Jerry Lee Lewis's 2006 guest-star glutted release "Last Man Standing" proved to be the legendary piano-pumper's biggest selling album ever. Seeking similar results, the Killer's new all-star album is less incendiary, but creates several indelible moments.

Produced by session drumming legend Jim Keltner, the disc was released in two editions, one containing 10 tracks, and the deluxe 18-song version reviewed here. Besides offering Lewis a powerful backbeat, Keltner mixed the guest stars and instrumental punch-ins more subtly than on the previous disc. In the process, he has also downplayed Lewis' distinctive piano playing, omitting it entirely on several tracks, which occasionally saps the disc of its intended excitement.

Occasionally, the Louisiana native sounds every bit of his 75 years (Bad Moon Rising) or like he is being propped up by guest artists (I Really Don't Want to Know). Tellingly, Tim McGraw completely outshines Lewis on his own 1977 hit Middle Aged Crazy. Fortunately, stirring compensations do exist. Aided by Kid Rock and Slash, Lewis turns in a spirited reworking on his 1979 hit Rockin' My Life Away. Ringo Starr and John Mayer help transform the oft-recorded Roll Over Beethoven into a fresh jukebox rocker. Sheryl Crow brings a sweet sunny quality to You Are My Sunshine and on another JLL staple, Eric Clapton transforms You Can Have Her into country-edged rockabilly.

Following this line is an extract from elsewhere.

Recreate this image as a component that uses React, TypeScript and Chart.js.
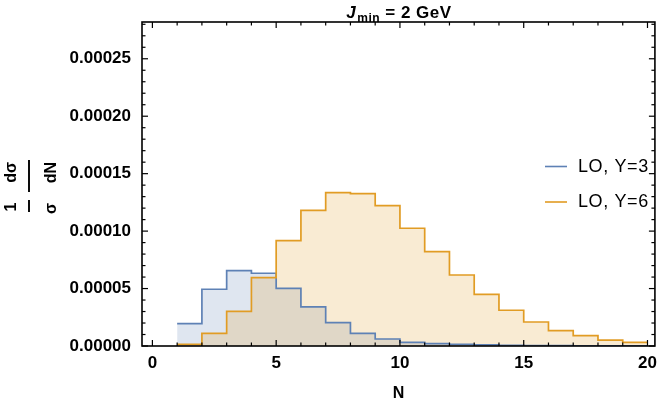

However, the very best moments occur when Lewis is challenged by material not normally found in his repertoire. Indeed, he wrings both sorrow and callous fatalism from his country rendition of the Stones' Dead Flowers (Mick Jagger on harmonies), and with Keith Richards' help, Lewis imbues Sweet Virginia with an appealing sense of drunken revelry. The Kris Kristofferson-penned Sunday Morning Coming Down provides gut-wrenching sober reflection, but one can't help but wonder what he could have done with this song 40 years ago. Better still is the snapping, snarling title track, Mean Old Man, which offers enigmatic attitude in place of explanations, and teasing irony instead of expected wisdom. The 10-song edition is tighter and more focused and therefore better for casual fans. Longtime Lewis-philes and collectors may prefer the ups and downs of the 18-track version. In either case, one has to wonder when Lewis will be allowed to release discs without guest stars again.